On continue notre tour du lac Skadar par le nord en direction de la frontière albanaise. A l approche du village de Vranj on se fait inviter a boire un verre de rouge par Dejan qui nous parle dans sa langue avec un enthousiasme et une énergie debordante. Le résultat reste cependant limite, on ne comprend pas grand chose si ce n est qu il nous déconseille d'aller au Kosovo. Son copain Goran fait allusion au fait qu ils y ont combattu [on suppose vu le malaise, au service de l'armer serbe contre les indépendantistes albanais du Kosovo...]. Dejan esquive le sujet et nous maintient qu il ne faut pas s' y rendre.
La nuit tombe, nous accélérons le pas. A peine entrons-nous dans le village de Vranj qu'une dame nous interroge [notre nationalite et notre direction comme toujours] et nous accompagne. Plus loin un jeune homme veut lui aussi nous indiquer le chemin a suivre jusqu'au prochain village et ne resiste pas, en passant devant le bar, à informer tout le monde de notre présence. Aussitot nous sommes pris d assaut. Tandis que deux d'entre eux dessinent à Tleytmess la route a suivre, un autre nous propose de nous amener en voiture à la frontière albanaise et le dernier tend a Benjamin son téléphone portable.. en ligne son cousin qui parle parfaitement francais et qui s'assure que nous n' avons besoin de rien. La scène est cocasse, tous ces gens sont gentils, attentionnés et curieux même s'ils n' écoutent rien de ce qu'on leur dit.
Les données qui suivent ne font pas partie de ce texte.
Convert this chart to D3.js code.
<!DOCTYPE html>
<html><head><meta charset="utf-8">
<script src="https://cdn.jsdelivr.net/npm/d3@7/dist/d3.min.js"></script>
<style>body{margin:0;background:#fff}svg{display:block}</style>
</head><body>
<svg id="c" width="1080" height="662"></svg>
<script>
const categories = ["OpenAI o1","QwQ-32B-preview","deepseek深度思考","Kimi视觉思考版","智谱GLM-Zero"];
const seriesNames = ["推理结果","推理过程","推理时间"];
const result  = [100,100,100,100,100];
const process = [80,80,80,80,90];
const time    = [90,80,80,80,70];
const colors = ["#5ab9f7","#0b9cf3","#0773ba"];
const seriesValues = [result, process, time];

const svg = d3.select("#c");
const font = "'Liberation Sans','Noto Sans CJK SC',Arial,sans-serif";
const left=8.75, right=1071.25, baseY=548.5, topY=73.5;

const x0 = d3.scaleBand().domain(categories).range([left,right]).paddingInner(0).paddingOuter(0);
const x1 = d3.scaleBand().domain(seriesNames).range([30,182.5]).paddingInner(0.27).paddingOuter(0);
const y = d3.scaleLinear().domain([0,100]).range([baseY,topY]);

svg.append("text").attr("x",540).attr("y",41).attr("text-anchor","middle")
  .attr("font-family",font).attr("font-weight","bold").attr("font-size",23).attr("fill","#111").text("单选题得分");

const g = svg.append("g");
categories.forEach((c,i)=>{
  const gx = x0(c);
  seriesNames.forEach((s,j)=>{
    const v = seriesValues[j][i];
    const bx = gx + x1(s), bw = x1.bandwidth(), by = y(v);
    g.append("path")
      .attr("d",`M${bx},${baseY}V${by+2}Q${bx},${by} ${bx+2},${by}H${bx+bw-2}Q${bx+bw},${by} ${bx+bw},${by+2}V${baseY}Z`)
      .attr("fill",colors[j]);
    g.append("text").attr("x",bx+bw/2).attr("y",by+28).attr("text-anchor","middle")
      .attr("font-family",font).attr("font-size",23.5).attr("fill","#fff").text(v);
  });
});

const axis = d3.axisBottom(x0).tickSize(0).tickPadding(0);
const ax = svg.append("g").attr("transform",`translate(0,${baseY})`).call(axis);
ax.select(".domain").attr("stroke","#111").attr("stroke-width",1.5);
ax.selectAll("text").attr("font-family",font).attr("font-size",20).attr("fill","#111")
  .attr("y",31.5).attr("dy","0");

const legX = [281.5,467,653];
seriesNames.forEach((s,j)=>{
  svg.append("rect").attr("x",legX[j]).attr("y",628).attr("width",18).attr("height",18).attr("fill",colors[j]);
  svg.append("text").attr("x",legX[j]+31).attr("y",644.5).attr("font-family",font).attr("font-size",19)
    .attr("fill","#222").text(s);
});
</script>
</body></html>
Trop occupés qu'ils sont à être le plus serviable possible, ils ignorent totalement le fait que nous possédons une carte assez précise de la région et que nous ne sommes pas du tout perdus [ce qu on s' évertue à leur expliquer depuis une demi-heure...]. On parvient finalement a se dépêtrer de ce joyeux tohu-bohu, se demandant si l'extrême prévenance de ces gens est dûe à leur religion musulmane et a sa notoire tradition de l'accueil [Vranj est le seul village de la région à posseder une mosquée] ou bien a leur probable origine albanaise [peuple réputé pour être des plus accueillant].